Author: Vitalii Datsyshyn
Multi-tenant architecture is a one-stop solution for many cases, such as white-labeling a single platform to multiple partners or delivering SaaS applications across industries like fintech, healthcare, and eGaming. However, implementing an efficient and secure multi-tenant architecture is not an easy task.
A common challenges associated with multi-tenant software architecture design are authentication and authorization, two pillars of software security.
In this article, we will explore the implementation of secure authentication in multi-tenant SaaS applications, focusing on OpenIddict as the authentication server framework.
Multi-Tenancy Architecture Patterns
One of the key principles of multi-tenant architecture is isolating the resources of different tenants. There are three essential approaches to isolation: database-level, application-level, and infrastructure-level. Let’s take a closer look at each.
1.Database-level multi-tenancy
There are three primary approaches to database isolation in designing multi-tenant architecture, each with its particular pros and cons.
2.Application-level multi-tenancy
A single application instance serves multiple tenants, with tenant context resolved at runtime. This model involves shared compute resources with logical isolation. It offers a cost-effective solution that necessitates careful security implementation.
3.Infrastructure-level multi-tenancy
Separate application instances per tenant that can utilize container orchestration with Kubernetes. This approach offers the highest isolation but is also the most expensive. It is generally suitable for enterprise customers with strict compliance requirements.
OpenIddict in Multi-Tenant Systems
OpenIddict is an open-source framework that provides tools for implementing OpenID Connect (OIDC) and OAuth 2.0 authentication in .NET application development. It has features that enable efficient authentication and authorization management in multi-tenant applications.

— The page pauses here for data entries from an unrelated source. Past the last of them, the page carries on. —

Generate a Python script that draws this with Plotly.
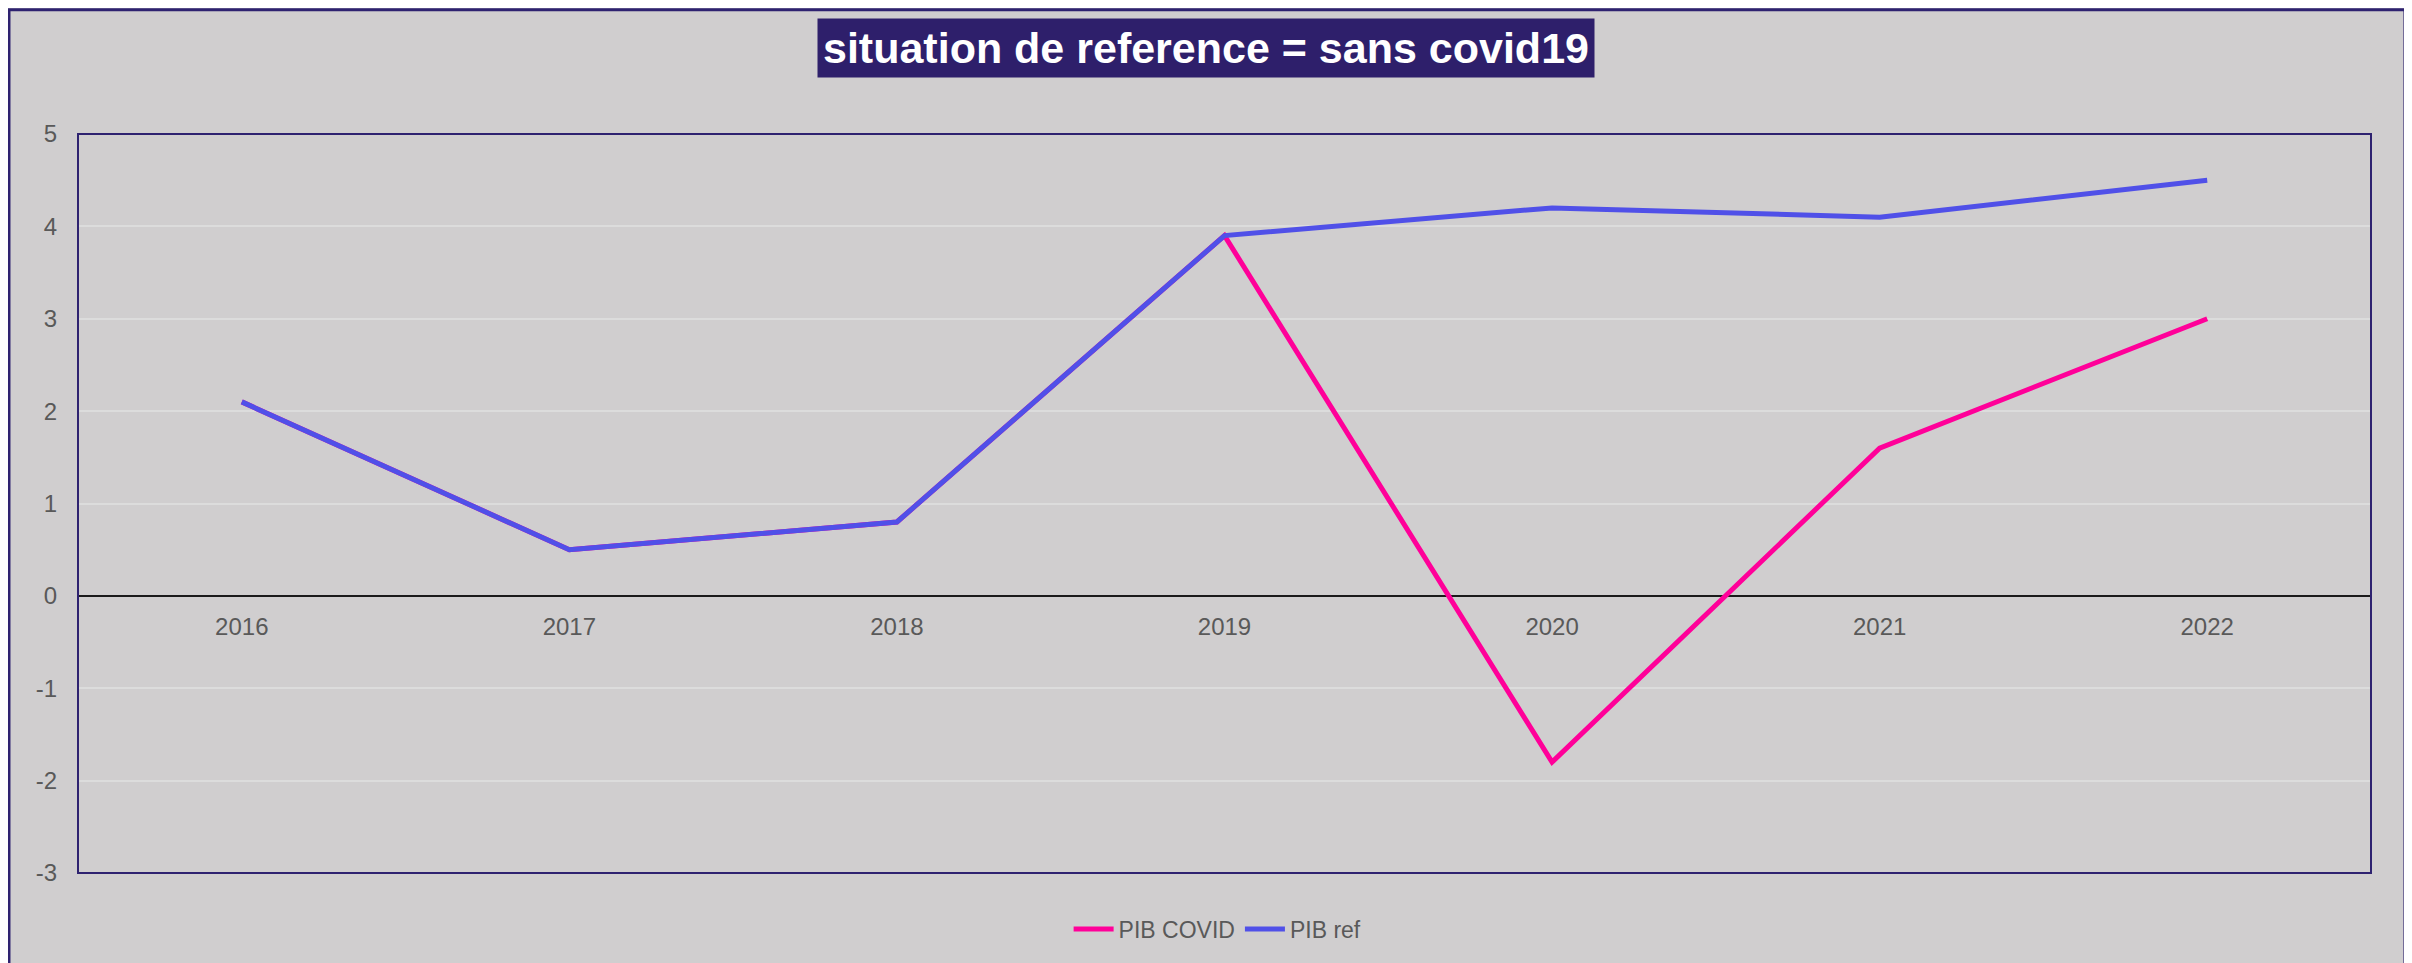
import plotly.graph_objects as go

years = ["2016", "2017", "2018", "2019", "2020", "2021", "2022"]
pib_covid = [2.1, 0.5, 0.8, 3.9, -1.8, 1.6, 3.0]
pib_ref = [2.1, 0.5, 0.8, 3.9, 4.2, 4.1, 4.5]
y_ticks = [-3, -2, -1, 0, 1, 2, 3, 4, 5]

bg = "#d0cecf"
navy = "#2e2270"
tick_col = "#595959"

fig = go.Figure()
fig.add_trace(go.Scatter(x=years, y=pib_covid, mode="lines", name="PIB COVID",
                         line=dict(color="#ff0099", width=5)))
fig.add_trace(go.Scatter(x=years, y=pib_ref, mode="lines", name="PIB ref",
                         line=dict(color="#5050e8", width=5)))

# page body adds an 8px offset, margins compensate for it
fig.update_layout(
    width=2412, height=963,
    paper_bgcolor=bg, plot_bgcolor=bg,
    margin=dict(l=70, r=49, t=126, b=98, autoexpand=False),
    font=dict(family="Liberation Sans, Arial", size=24, color=tick_col),
    showlegend=True,
    legend=dict(orientation="h", x=0.497, xanchor="center", y=-0.076, yanchor="middle",
                font=dict(size=23, color=tick_col), bgcolor="rgba(0,0,0,0)",
                itemwidth=40),
    annotations=[dict(
        text="<b>situation de reference = sans covid19</b>",
        xref="paper", yref="paper", x=0.492, y=1.117, xanchor="center", yanchor="middle",
        showarrow=False, bgcolor="#2e1f6b", borderpad=5,
        font=dict(family="Liberation Sans, Arial", size=43, color="white"))],
    shapes=[
        dict(type="rect", xref="paper", yref="paper", x0=0, x1=1, y0=0, y1=1,
             line=dict(color=navy, width=2), layer="above"),
        dict(type="rect", xref="paper", yref="paper", x0=-0.0301, x1=1.0148, y0=-0.2, y1=1.168,
             line=dict(color=navy, width=3)),
    ],
)

fig.update_xaxes(type="category", range=[-0.5, 6.5], anchor="free", position=0.375,
                 showgrid=False, showline=False, ticks="", ticklabelstandoff=14,
                 tickfont=dict(size=24, color=tick_col), fixedrange=True, automargin=False)
fig.update_yaxes(range=[-3, 5], tickvals=y_ticks, ticktext=[str(v) for v in y_ticks],
                 showgrid=True, gridcolor="#dcdcdc", gridwidth=1.5,
                 zeroline=True, zerolinecolor="#1a1a1a", zerolinewidth=1.5,
                 showline=False, ticks="", ticklabelstandoff=20,
                 tickfont=dict(size=24, color=tick_col), fixedrange=True, automargin=False)

fig.write_html("out.html")
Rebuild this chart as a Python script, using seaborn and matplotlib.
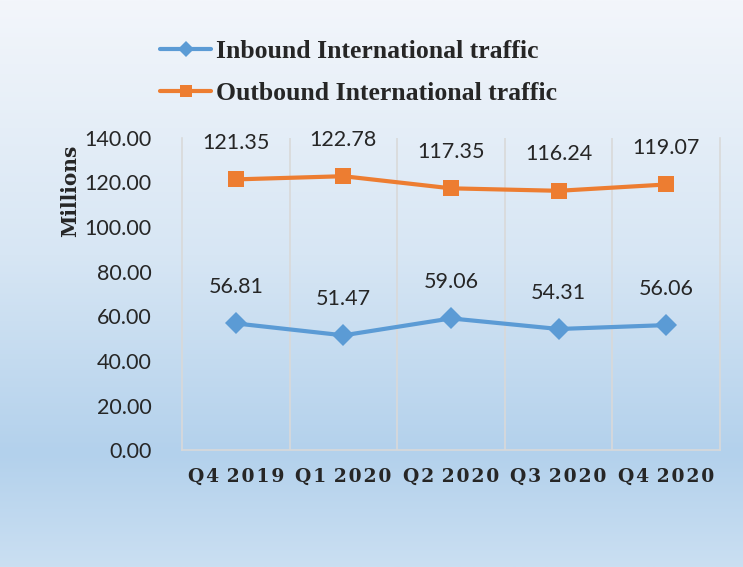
import matplotlib.pyplot as plt
from matplotlib.colors import LinearSegmentedColormap
from matplotlib.lines import Line2D
import pandas as pd
import numpy as np
import seaborn as sns

# data
quarters = ['Q4 2019', 'Q1 2020', 'Q2 2020', 'Q3 2020', 'Q4 2020']
inbound = [56.81, 51.47, 59.06, 54.31, 56.06]
outbound = [121.35, 122.78, 117.35, 116.24, 119.07]
series_names = ['Inbound International traffic', 'Outbound International traffic']
series_colors = ['#5b9bd5', '#ed7d31']
series_markers = ['D', 's']

df = pd.DataFrame({
    'Quarter': quarters * 2,
    'Value': inbound + outbound,
    'Series': [series_names[0]] * len(quarters) + [series_names[1]] * len(quarters),
})

sns.set_style('white')
fig = plt.figure(figsize=(7.43, 5.67), dpi=100)

# gradient background
bg_cmap = LinearSegmentedColormap.from_list('bg', [
    (0.0, '#f3f6fb'), (0.45, '#d7e6f4'), (0.8, '#b3d1ec'), (1.0, '#cadff2')])
bg = fig.add_axes([0, 0, 1, 1], zorder=-10)
bg.imshow(np.linspace(0, 1, 256).reshape(-1, 1), aspect='auto', cmap=bg_cmap,
          extent=[0, 1, 0, 1])
bg.set_axis_off()

ax = fig.add_axes([0.245, 0.206, 0.724, 0.551])
ax.patch.set_alpha(0)

for name, color, mk in zip(series_names, series_colors, series_markers):
    sub = df[df['Series'] == name]
    sns.lineplot(data=sub, x='Quarter', y='Value', ax=ax, color=color, lw=3,
                 marker=mk, markersize=11 if mk == 'D' else 11.5,
                 markeredgewidth=0, legend=False, sort=False)
    for i, v in enumerate(sub['Value']):
        ax.annotate(f'{v:.2f}', (i, v), xytext=(0, 19), textcoords='offset points',
                    ha='center', va='bottom', fontsize=15.5, family='Lato')

ax.set_xlim(-0.5, len(quarters) - 0.5)
ax.set_ylim(0, 140)
ax.set_yticks(np.arange(0, 141, 20))
ax.set_yticklabels([f'{t:.2f}' for t in np.arange(0, 141, 20)], fontsize=15.5, family='Lato')
ax.set_xticks(range(len(quarters)))
# letter-spaced tick labels
spaced = ['\u200a'.join(q.split(' ')[0]) + '\u2009\u2009' + '\u200a'.join(q.split(' ')[1])
          for q in quarters]
ax.set_xticklabels(spaced, fontsize=13.5, fontweight='bold', family='DejaVu Serif')
ax.set_xticks(np.arange(0.5, len(quarters) - 1), minor=True)
ax.grid(which='minor', axis='x', color='#d9d9d9', lw=1.2)
ax.tick_params(axis='both', which='both', length=0, pad=13)
ax.tick_params(axis='y', pad=22)
for s in ['left', 'right', 'bottom']:
    ax.spines[s].set_color('#d9d9d9')
    ax.spines[s].set_linewidth(1.2)
ax.spines['top'].set_visible(False)
ax.set_xlabel('')
ax.set_ylabel('Millions', fontsize=14.5, fontweight='bold', family='DejaVu Serif')
ax.yaxis.set_label_coords(-0.19, 0.83)

handles = [Line2D([], [], color=c, lw=3, marker=m, markersize=8 if m == 'D' else 9,
                  markeredgewidth=0) for c, m in zip(series_colors, series_markers)]
fig.legend(handles, series_names, loc='upper left', bbox_to_anchor=(0.184, 0.97), frameon=False,
           prop={'family': 'Liberation Serif', 'weight': 'bold', 'size': 18.5},
           handlelength=2.0, handletextpad=0.2, labelspacing=0.75)

plt.savefig('out.png', dpi=100)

OpenIddict provides a flexible OAuth2/OpenID Connect server implementation for ASP.NET Core. In multi-tenant scenarios, it offers several advantages:
1.Token isolation involves tenant-specific signing certificates, separate token validation per tenant, and custom claims for tenant identification. An example implementation would demonstrate these principles:
services.AddOpenIddict()
.AddServer(options =>
{
options.AddSigningCertificate(GetTenantCertificate(tenantId));
options.RegisterClaims("tenant_id", "tenant_name");
});
2.Dynamic client registration involves creating tenant-specific OAuth clients with isolated client credentials, per-tenant redirect URIs and scopes, and programmatic client management via IOpenIddictApplicationManager.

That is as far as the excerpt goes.